Luego vino la supuesta redefinición ideológica de Aznar que pretendió enmascarar a la derecha como centro. Pero si se indaga un poco se descubre que el centro que reivindicó Aznar ya lo había esgrimido Manuel Fraga como soporte publicitario de AP, de Reforma Democrática y también de las sociedades anónimas que la precedieron y que fueron creadas para salvar las limitaciones impuestas al asociacionismo político en la etapa inmediatamente anterior. Es decir, que para acceder al poder y satisfacer sus ambiciones personales los hombres de la derecha no han dudado en ningún momento en expurgar las ideas que en principio les fueron propias y reconducirlas hacia posiciones más confortables, asumiendo el liderazgo ideológico por el adversario. 

Bien es cierto que el fraguismo tuvo que ir desbrozando el tronco la ambición de poder de sus ramajes el ropaje ideológico. A Fraga le han echado en cara en estos días su pasado como ministro de Franco. Parece ya olvidado que durante las elecciones de 1977, en plena Transición, AP cerraba sus actos al grito de “¡Franco! ¡Franco! ¡Franco!”. Silva Muñoz, uno de los “siete magníficos”, reivindicó en el Congreso de AP de ese mismo año lealtad al Caudillo y que en sus listas, incluso en elecciones posteriores, figuraron hombres que sostuvieron incólume su compromiso con la política anterior. También es cierto que Manuel Fraga terminó por acabar con aquella pléyade de líderes de prestigio el citado Silva Muñoz, Cruz Martínez Esteruelas, Fernández de la Mora, López Rodó, etc. para pasar a rodearse de jóvenes que no le hacían la misma sombra, como Alberto Ruiz-Gallardón y Jorge Verstrynge, hoy en el PSOE y entonces encumbrado a la secretaría general de AP por Fraga.

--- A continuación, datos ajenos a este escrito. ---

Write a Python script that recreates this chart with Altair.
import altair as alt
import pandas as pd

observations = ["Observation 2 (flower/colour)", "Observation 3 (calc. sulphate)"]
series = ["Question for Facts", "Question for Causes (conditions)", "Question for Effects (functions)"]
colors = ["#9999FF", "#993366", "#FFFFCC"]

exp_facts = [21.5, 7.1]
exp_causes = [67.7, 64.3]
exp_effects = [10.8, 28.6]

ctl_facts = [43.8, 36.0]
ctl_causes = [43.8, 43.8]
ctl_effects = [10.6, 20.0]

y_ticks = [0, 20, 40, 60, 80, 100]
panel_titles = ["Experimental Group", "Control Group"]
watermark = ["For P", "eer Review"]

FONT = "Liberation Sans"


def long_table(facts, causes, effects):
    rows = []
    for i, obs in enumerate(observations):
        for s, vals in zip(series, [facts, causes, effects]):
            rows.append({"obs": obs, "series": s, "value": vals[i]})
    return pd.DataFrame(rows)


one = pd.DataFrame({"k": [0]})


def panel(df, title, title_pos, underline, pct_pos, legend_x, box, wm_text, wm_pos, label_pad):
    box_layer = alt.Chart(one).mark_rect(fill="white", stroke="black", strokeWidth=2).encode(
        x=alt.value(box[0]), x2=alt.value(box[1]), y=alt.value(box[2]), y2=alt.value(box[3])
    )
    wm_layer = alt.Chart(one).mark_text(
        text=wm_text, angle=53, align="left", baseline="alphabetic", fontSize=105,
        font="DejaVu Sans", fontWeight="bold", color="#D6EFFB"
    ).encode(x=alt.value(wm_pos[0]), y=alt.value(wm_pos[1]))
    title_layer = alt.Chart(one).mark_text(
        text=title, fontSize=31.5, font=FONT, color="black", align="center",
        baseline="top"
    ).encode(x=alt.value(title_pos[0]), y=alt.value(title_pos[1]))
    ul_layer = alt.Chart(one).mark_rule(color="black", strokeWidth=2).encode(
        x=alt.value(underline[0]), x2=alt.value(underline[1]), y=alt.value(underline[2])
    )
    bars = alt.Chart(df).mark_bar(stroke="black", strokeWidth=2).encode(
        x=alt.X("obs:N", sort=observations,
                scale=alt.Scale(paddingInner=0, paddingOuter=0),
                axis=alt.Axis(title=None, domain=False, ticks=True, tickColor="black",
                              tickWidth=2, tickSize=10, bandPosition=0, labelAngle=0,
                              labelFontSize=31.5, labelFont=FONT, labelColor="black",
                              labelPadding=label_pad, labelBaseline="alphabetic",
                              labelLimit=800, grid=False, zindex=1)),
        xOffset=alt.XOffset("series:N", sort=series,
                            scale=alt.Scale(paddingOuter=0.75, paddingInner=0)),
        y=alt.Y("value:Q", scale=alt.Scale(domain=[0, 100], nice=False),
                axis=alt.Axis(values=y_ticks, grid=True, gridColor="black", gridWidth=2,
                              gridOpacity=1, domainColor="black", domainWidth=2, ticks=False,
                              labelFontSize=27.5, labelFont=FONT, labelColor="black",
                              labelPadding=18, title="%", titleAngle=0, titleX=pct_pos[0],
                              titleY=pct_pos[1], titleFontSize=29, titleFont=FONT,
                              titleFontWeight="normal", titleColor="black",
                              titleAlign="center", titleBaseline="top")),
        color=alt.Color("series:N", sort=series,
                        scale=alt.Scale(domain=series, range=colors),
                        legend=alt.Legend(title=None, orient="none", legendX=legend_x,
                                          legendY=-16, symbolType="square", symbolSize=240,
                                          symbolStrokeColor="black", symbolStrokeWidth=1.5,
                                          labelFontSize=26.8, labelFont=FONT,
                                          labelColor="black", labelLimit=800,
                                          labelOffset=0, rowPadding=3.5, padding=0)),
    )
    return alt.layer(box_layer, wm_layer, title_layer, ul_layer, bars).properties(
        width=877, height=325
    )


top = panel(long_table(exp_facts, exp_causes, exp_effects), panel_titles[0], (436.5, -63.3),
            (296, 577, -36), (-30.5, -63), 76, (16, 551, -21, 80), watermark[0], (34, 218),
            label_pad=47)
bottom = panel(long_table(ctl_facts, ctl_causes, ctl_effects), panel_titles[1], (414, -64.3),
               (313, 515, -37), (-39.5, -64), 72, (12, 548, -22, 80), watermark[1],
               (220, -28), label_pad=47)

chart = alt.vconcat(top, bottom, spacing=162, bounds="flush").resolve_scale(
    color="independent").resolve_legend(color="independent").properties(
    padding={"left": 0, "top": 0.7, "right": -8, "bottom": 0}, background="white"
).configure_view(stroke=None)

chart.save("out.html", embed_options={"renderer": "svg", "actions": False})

Pero la retórica en AP, y en su secuela, el Partido Popular de Aznar y luego de Rajoy, siempre ha ido cediendo, poco a poco, a la tendencia de fondo, que se evidencia en las obras. Vive como piensas o terminarás pensando como vives. Mientras que el programa fundacional de AP sostenía la prohibición de los partidos comunistas al cabo de un año el propio Fraga presentó a Santiago Carrillo en el Club Siglo XXI. El político gallego también estuvo en el nacimiento de El País y en la génesis del texto constitucional, precisamente defendiendo el nacionalismo que ahora critica y que otros denunciaron desde las mismas bancadas del Congreso. Las concesiones a los separatistas en aquellos años fueron mucho más graves si cabe, porque sentaron las bases de la caótica situación actual. No puede obviarse tampoco que, por mucho que se repita, la Transición pacífica nunca existió, puesto que ETA y otros grupos terroristas pusieron cotidianamente muertos sobre la mesa de las negociaciones a las que acudían con sus mismas reivindicaciones los partidos separatistas e izquierdistas.

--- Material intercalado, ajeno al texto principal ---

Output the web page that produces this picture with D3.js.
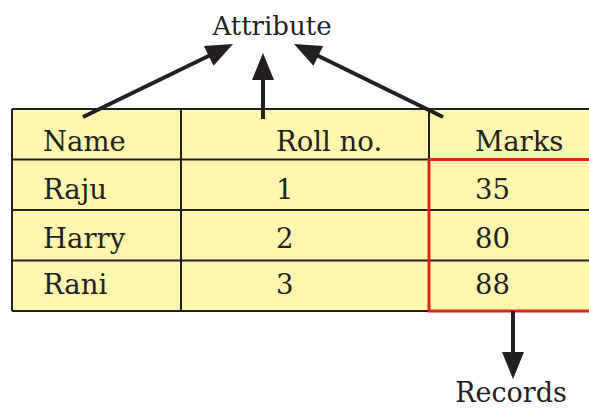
<!DOCTYPE html>
<html><head><meta charset="utf-8">
<script src="https://cdn.jsdelivr.net/npm/d3@7/dist/d3.min.js"></script>
<style>html,body{margin:0;padding:0;background:#fff;overflow:hidden}</style>
</head><body>
<script>
const columns = ["Name", "Roll no.", "Marks"];
const names = ["Raju", "Harry", "Rani"];
const rollNos = ["1", "2", "3"];
const marks = ["35", "80", "88"];
const topLabel = "Attribute";
const bottomLabel = "Records";

const W = 589, H = 409;
const ink = "#231f20", fill = "#fff7b0", red = "#d9261c";
const font = "'DejaVu Serif', serif";
const fs = 27.5;

const svg = d3.select("body").append("svg").attr("width", W).attr("height", H);

const rows = [columns].concat(names.map((n, i) => [n, rollNos[i], marks[i]]));
const y = d3.scaleBand().domain(d3.range(rows.length)).range([109, 311]);
const baseOff = [42, 39, 38, 33]; // baseline offset from row top, per row
const colEdge = d3.scaleOrdinal().domain(columns).range([12, 181, 429]);
const textX = d3.scaleOrdinal().domain(columns).range([43, 276, 475]);
const tableBottom = y(rows.length - 1) + y.bandwidth();

// table fill
svg.append("rect").attr("x", 12).attr("y", y(0)).attr("width", 600).attr("height", tableBottom - y(0)).attr("fill", fill);
// row lines
svg.selectAll("line.row").data(d3.range(rows.length + 1)).join("line")
  .attr("x1", 12).attr("x2", 600)
  .attr("y1", d => d < rows.length ? y(d) : tableBottom)
  .attr("y2", d => d < rows.length ? y(d) : tableBottom)
  .attr("stroke", ink).attr("stroke-width", 2);
// column lines
svg.selectAll("line.col").data(columns).join("line")
  .attr("x1", d => colEdge(d)).attr("x2", d => colEdge(d))
  .attr("y1", y(0)).attr("y2", tableBottom)
  .attr("stroke", ink).attr("stroke-width", 2);

// red box around Marks records
svg.append("rect").attr("x", colEdge("Marks")).attr("y", y(1))
  .attr("width", 620 - colEdge("Marks")).attr("height", tableBottom - y(1))
  .attr("fill", "none").attr("stroke", red).attr("stroke-width", 3);

// cell text
rows.forEach((r, ri) => {
  svg.selectAll(null).data(r).join("text")
    .attr("x", (d, ci) => textX(columns[ci]))
    .attr("y", y(ri) + baseOff[ri])
    .attr("font-family", font).attr("font-size", fs).attr("fill", ink)
    .text(d => d);
});

// labels
svg.append("text").attr("x", 272).attr("y", 35).attr("text-anchor", "middle")
  .attr("font-family", font).attr("font-size", 26).attr("fill", ink).text(topLabel);
svg.append("text").attr("x", 511).attr("y", 402).attr("text-anchor", "middle")
  .attr("font-family", font).attr("font-size", 27).attr("fill", ink).text(bottomLabel);

// arrows
function arrow(x1, y1, x2, y2) {
  const len = 27, half = 11;
  const dx = x2 - x1, dy = y2 - y1, L = Math.hypot(dx, dy);
  const ux = dx / L, uy = dy / L;
  const bx = x2 - ux * len, by = y2 - uy * len;
  svg.append("line").attr("x1", x1).attr("y1", y1).attr("x2", bx + ux * 2).attr("y2", by + uy * 2)
    .attr("stroke", ink).attr("stroke-width", 4);
  svg.append("polygon")
    .attr("points", [[x2, y2], [bx - uy * half, by + ux * half], [bx + uy * half, by - ux * half]].map(p => p.join(",")).join(" "))
    .attr("fill", ink);
}
arrow(83, 117, 233, 44);
arrow(263, 119, 263, 53);
arrow(443, 117, 294, 44);
arrow(513, 311, 513, 379);
</script>
</body></html>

La denuncia de la complicidad de Fraga, AP y el PP de Aznar y Rajoy en sus actos e ideas con la situación que ahora reprueban no obsta para que ciertamente tengan razón, aunque nunca hayan hecho un mínimo acto de contrición ni en el porvenir se augure una enmienda. Si verdaderamente Fraga creyera sus palabras contra el nacionalismo, su condena tendría que haberse extendido a varios de los líderes del actual Partido Popular, como su sucesor en Galicia, Alberto Núñez Feijoo, que ya ha tendido la mano al BNG para una futura coalición que le devuelva al poder. Igualmente tendría que haber censurado a Mariano Rajoy, que fue quien, desde el Ministerio de Administraciones Públicas y con mayoría absoluta, realizó las mayores transferencias que hoy aprovechan los gobiernos autonómicos en manos de los nacionalistas e incluso de los conservadores. La crítica podría extenderse al ahora innombrable José María Aznar, que para garantizar su elección como presidente cercenó la carrera de los dirigentes de su propio partido que venían oponiéndose frontalmente al nacionalismo (recuérdese a Vidal Quadras). E incluso podría tener al mismísimo Fraga como protagonista por su ejecutoria en Galicia y por la defensa que hizo de la “nación de nacionalidades” y otras “perlas” del texto constituyente.

Lo cierto es que lo diga Fraga o su porquero el empuje de los separatistas hace necesario que el texto se enmiende y que la administración se reforme para poner coto al uso que se hace de las estructuras del Estado para destruir poco a poco y sin obstáculo la unidad de España.